EXERCISE INSTRUCTIONS:
Starting at the first line of the listing below, repeat each line exactly until the line containing "675, 777, 955];", which you include. Leave out pictures.

Stored dataset items:

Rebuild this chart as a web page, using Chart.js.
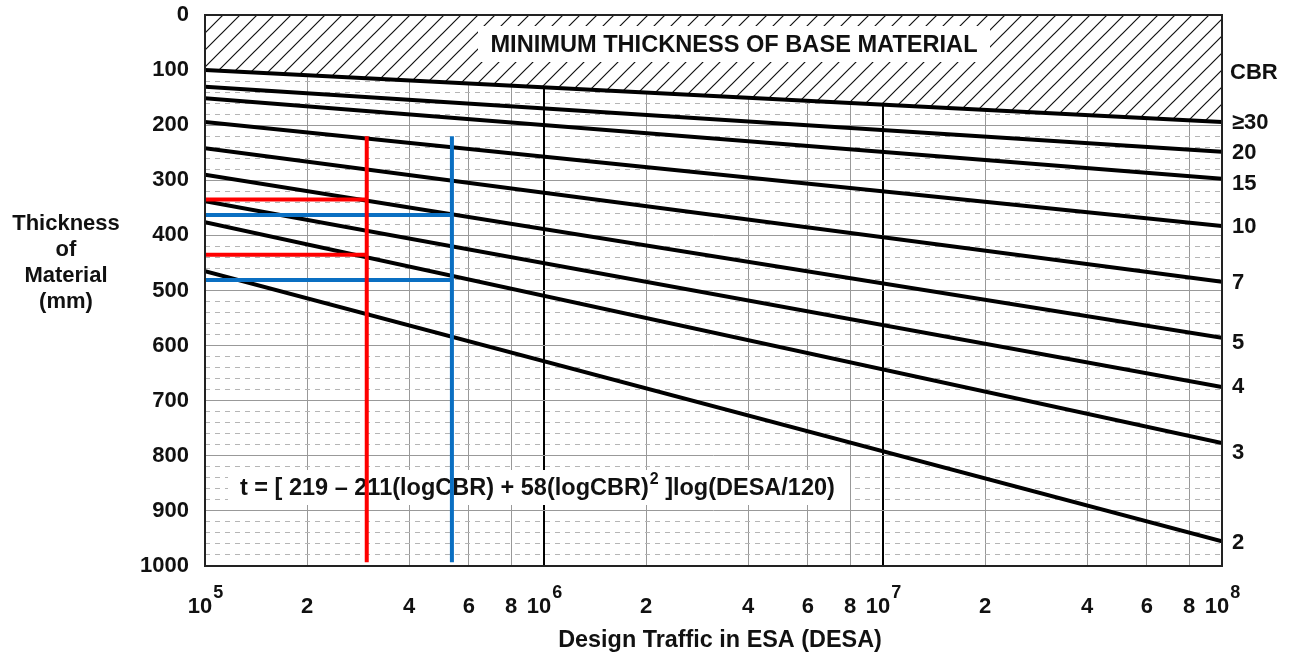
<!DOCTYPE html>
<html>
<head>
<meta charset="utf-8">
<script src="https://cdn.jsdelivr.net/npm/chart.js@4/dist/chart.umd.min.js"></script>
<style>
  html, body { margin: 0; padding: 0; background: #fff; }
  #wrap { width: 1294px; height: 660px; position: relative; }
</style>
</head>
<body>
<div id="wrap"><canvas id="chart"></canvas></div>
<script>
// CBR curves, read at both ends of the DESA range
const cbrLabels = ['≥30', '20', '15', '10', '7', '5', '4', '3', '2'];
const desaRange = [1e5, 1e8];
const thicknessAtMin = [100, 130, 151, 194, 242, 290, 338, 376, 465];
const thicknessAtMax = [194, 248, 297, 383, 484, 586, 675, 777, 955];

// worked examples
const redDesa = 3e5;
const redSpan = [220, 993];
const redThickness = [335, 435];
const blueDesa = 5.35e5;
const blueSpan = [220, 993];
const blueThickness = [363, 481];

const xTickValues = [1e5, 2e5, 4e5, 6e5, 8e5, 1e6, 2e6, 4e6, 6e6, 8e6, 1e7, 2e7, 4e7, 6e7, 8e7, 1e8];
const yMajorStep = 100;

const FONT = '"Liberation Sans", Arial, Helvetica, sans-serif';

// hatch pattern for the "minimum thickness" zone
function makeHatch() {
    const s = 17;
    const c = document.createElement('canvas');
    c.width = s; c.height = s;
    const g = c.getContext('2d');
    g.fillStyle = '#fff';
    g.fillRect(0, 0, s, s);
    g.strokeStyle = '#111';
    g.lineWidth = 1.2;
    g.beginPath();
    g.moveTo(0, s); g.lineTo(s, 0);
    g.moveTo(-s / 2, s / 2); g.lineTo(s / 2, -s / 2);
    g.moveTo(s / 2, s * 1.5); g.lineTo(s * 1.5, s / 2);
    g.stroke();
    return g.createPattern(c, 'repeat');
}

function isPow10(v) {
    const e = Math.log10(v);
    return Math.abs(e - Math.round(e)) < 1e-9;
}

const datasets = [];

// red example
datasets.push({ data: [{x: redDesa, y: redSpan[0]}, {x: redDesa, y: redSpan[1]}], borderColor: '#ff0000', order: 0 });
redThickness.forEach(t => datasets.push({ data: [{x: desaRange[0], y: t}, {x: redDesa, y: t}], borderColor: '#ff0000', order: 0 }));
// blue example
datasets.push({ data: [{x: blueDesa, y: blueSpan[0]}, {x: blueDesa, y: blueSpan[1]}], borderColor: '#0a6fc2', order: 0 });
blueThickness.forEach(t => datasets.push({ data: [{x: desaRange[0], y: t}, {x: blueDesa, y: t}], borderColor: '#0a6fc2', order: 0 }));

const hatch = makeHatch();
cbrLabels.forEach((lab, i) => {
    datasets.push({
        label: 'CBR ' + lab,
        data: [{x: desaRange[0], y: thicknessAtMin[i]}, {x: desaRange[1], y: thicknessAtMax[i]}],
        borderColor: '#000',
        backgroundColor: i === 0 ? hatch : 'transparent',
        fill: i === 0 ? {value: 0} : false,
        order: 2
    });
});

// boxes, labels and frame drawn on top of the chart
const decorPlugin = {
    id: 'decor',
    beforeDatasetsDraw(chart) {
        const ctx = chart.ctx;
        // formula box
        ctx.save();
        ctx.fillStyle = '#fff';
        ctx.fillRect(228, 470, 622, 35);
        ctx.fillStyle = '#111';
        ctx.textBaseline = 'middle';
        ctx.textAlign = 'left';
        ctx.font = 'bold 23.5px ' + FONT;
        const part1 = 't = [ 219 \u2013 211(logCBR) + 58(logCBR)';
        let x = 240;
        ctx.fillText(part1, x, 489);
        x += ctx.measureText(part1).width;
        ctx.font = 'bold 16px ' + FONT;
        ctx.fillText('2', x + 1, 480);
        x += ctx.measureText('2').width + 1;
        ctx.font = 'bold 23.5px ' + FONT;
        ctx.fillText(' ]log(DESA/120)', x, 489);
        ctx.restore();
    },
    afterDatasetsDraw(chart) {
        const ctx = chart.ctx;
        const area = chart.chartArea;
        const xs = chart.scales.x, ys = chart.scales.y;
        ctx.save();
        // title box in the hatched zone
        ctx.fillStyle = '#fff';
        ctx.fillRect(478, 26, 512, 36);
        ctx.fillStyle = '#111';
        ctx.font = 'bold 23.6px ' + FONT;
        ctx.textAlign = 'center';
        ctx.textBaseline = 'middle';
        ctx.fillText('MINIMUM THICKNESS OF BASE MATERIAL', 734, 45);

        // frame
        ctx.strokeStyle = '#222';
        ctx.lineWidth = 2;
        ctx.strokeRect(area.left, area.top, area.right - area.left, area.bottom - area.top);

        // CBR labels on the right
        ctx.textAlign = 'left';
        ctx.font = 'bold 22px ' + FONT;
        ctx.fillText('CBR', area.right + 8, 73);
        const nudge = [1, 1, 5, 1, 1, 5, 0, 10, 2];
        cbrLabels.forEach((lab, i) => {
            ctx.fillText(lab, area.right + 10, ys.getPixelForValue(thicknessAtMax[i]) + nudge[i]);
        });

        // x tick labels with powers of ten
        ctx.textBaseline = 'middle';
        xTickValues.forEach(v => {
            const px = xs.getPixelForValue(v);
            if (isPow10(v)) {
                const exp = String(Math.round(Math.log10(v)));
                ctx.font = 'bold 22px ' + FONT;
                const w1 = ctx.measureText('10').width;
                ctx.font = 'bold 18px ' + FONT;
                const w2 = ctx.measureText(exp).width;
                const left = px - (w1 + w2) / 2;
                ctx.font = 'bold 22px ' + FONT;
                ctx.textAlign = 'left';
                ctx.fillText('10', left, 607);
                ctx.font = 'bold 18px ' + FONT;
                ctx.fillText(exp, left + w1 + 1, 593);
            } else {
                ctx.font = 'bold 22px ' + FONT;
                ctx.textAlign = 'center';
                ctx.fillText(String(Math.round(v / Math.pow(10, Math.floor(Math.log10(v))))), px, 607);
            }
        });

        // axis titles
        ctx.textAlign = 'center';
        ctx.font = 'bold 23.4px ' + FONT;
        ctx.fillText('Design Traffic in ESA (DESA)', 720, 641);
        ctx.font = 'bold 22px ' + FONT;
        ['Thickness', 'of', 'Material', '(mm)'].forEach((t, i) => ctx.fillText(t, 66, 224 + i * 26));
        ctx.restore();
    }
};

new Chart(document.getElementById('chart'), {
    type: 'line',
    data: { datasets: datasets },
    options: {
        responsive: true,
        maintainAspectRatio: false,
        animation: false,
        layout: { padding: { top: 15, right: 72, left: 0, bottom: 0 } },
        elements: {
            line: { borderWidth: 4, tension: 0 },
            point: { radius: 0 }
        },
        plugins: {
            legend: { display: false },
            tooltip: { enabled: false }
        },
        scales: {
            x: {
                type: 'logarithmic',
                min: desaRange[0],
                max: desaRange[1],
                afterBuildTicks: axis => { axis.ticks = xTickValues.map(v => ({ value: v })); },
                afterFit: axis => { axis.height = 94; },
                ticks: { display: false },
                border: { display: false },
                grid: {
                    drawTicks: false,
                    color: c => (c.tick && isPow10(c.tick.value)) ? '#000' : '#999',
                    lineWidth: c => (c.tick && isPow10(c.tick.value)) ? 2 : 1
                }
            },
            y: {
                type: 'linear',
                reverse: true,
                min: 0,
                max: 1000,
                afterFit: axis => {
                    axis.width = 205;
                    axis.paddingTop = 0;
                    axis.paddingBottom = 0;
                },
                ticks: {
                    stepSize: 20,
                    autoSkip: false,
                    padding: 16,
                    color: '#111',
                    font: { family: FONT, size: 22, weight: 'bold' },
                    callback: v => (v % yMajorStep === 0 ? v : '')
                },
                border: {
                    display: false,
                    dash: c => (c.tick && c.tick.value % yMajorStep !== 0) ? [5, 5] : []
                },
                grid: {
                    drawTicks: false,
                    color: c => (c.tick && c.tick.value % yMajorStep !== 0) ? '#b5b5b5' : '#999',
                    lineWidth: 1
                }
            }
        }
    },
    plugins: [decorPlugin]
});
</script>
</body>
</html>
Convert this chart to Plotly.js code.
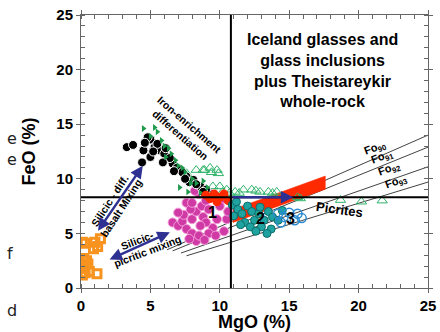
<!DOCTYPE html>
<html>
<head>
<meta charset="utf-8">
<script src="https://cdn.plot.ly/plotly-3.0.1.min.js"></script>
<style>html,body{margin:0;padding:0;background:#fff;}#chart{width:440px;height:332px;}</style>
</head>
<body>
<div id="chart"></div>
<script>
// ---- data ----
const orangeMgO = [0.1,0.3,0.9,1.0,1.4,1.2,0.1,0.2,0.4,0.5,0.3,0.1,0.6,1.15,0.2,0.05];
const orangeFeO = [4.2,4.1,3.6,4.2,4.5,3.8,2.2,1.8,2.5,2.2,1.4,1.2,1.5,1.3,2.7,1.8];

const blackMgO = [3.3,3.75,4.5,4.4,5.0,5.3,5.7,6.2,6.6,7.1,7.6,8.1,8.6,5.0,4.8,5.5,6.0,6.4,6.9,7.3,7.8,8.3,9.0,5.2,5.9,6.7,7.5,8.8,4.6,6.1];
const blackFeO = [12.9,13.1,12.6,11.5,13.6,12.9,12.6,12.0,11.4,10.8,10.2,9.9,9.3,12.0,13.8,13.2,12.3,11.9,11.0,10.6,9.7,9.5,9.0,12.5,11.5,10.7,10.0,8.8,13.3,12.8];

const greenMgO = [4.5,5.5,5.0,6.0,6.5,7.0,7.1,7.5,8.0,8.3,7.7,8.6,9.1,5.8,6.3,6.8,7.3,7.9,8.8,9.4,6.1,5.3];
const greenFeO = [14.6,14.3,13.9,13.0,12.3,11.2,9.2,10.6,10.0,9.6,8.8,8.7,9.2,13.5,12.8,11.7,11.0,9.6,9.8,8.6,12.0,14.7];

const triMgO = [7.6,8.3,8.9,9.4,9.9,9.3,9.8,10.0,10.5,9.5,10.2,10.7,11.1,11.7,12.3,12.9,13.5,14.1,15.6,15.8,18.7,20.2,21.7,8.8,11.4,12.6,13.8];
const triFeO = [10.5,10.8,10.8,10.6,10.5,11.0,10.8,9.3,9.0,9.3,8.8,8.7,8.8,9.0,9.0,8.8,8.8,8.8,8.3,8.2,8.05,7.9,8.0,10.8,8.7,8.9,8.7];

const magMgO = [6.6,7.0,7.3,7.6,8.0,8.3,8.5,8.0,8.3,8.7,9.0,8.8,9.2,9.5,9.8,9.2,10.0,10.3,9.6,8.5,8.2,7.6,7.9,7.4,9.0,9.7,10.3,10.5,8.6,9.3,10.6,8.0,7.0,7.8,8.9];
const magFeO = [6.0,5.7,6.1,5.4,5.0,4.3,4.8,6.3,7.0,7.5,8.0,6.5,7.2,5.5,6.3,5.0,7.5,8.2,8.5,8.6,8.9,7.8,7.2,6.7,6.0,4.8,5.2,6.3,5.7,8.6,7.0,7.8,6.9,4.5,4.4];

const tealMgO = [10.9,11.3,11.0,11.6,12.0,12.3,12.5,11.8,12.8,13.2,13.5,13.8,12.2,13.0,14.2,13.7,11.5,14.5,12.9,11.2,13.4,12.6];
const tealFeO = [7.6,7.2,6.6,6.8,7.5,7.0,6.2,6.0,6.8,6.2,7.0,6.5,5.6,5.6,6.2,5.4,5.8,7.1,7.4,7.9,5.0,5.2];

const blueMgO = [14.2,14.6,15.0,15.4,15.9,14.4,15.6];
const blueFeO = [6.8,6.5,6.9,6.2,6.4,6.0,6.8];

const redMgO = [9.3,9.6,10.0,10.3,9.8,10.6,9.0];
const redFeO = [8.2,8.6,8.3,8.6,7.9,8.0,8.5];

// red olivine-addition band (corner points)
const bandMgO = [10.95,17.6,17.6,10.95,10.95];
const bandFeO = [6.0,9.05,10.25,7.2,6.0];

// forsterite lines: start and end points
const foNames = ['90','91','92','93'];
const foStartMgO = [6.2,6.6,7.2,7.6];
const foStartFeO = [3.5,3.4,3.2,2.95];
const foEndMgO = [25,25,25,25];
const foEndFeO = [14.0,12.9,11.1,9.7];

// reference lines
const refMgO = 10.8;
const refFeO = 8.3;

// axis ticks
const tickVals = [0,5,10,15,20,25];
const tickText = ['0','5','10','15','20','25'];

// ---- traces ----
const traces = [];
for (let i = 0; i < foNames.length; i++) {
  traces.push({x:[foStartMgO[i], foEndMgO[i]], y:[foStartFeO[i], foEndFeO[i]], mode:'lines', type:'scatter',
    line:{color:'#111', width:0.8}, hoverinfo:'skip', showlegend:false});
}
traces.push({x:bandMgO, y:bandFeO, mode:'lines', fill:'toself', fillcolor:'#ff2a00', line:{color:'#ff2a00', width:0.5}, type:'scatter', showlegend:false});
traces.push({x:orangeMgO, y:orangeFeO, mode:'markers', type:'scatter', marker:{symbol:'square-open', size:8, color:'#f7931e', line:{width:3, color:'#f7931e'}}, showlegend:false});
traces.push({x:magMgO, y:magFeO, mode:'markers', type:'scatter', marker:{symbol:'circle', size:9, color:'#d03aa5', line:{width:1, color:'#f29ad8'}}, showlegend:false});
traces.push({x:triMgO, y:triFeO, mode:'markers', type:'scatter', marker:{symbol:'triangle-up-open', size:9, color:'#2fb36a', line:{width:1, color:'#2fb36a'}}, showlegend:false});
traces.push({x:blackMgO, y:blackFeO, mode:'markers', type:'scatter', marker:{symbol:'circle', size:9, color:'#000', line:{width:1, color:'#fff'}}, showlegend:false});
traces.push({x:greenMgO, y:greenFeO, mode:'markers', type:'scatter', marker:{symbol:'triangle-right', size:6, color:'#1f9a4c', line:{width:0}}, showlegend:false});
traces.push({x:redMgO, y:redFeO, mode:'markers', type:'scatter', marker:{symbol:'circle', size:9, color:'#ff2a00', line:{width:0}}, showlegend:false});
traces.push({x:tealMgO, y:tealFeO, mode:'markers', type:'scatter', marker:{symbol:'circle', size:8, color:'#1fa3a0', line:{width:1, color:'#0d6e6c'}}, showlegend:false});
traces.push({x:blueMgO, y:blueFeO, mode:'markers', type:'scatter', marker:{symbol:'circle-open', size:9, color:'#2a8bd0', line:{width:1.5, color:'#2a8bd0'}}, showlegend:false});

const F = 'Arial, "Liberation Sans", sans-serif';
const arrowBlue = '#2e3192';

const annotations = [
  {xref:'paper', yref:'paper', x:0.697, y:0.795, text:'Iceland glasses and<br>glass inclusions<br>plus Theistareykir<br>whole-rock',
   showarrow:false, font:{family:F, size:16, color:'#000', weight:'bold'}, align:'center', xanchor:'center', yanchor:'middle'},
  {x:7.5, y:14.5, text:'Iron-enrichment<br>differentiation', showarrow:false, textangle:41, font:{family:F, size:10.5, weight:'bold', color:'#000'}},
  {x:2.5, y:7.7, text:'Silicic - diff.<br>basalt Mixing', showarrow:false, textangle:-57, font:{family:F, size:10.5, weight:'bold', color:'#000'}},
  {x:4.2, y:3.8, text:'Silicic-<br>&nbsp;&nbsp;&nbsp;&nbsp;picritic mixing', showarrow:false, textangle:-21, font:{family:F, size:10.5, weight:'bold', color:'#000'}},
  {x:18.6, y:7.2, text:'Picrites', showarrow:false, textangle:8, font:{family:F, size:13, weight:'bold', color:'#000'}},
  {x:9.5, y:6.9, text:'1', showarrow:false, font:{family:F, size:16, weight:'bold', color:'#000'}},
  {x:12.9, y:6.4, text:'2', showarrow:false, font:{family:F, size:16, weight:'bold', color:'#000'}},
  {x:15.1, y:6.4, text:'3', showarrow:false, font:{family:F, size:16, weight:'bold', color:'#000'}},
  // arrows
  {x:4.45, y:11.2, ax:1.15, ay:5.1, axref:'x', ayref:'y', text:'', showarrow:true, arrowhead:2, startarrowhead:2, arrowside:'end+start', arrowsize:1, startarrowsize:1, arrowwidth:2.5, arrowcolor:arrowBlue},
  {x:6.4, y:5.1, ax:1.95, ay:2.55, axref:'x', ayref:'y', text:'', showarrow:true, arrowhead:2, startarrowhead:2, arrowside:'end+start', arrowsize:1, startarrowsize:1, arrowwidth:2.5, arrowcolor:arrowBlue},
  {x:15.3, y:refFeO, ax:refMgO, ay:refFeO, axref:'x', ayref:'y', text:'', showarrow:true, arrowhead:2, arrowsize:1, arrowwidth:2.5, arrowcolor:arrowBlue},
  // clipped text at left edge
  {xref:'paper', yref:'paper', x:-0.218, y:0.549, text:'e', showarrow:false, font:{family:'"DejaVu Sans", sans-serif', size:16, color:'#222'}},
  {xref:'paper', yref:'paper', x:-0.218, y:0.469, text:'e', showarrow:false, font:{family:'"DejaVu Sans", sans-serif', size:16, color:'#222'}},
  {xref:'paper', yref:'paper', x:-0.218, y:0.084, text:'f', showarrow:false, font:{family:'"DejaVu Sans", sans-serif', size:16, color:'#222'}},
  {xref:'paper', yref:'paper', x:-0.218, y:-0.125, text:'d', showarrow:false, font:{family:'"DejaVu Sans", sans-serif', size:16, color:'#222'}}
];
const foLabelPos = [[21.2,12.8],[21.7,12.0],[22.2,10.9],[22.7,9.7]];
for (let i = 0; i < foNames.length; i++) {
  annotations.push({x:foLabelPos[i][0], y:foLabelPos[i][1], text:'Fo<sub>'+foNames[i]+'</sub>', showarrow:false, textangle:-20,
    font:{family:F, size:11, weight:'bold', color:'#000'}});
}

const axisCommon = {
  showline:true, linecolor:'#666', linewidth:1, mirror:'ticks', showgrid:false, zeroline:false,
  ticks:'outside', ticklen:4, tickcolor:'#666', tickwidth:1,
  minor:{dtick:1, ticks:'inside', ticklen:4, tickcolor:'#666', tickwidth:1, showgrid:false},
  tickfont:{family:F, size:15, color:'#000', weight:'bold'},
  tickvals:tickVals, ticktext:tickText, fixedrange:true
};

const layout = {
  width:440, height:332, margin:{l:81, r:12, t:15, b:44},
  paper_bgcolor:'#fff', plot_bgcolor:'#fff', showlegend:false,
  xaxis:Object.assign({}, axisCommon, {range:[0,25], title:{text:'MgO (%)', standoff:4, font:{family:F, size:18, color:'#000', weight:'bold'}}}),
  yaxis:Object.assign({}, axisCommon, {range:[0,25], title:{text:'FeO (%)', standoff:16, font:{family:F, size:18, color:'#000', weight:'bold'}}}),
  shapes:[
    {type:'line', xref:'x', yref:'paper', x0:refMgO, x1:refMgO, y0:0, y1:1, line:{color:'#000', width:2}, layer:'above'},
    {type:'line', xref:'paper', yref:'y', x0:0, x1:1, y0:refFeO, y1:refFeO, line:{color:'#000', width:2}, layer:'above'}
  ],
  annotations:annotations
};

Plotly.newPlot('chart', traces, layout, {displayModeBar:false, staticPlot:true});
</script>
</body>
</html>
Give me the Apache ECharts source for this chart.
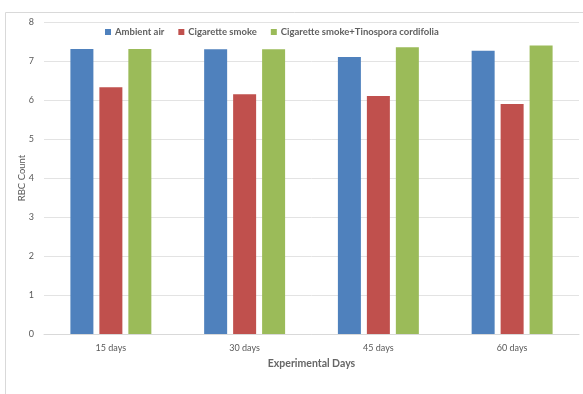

ANSWER IN FULL:
Rebuild this chart as a web page, using Chart.js.
<!DOCTYPE html>
<html>
<head>
<meta charset="utf-8">
<script src="https://cdn.jsdelivr.net/npm/chart.js@4/dist/chart.umd.min.js"></script>
<style>
  html, body { margin: 0; padding: 0; background: #fff; }
  #wrap { width: 1294px; height: 660px; position: relative; }
</style>
</head>
<body>
<div id="wrap"><canvas id="chart"></canvas></div>
<script>
// CBR curves, read at both ends of the DESA range
const cbrLabels = ['≥30', '20', '15', '10', '7', '5', '4', '3', '2'];
const desaRange = [1e5, 1e8];
const thicknessAtMin = [100, 130, 151, 194, 242, 290, 338, 376, 465];
const thicknessAtMax = [194, 248, 297, 383, 484, 586, 675, 777, 955];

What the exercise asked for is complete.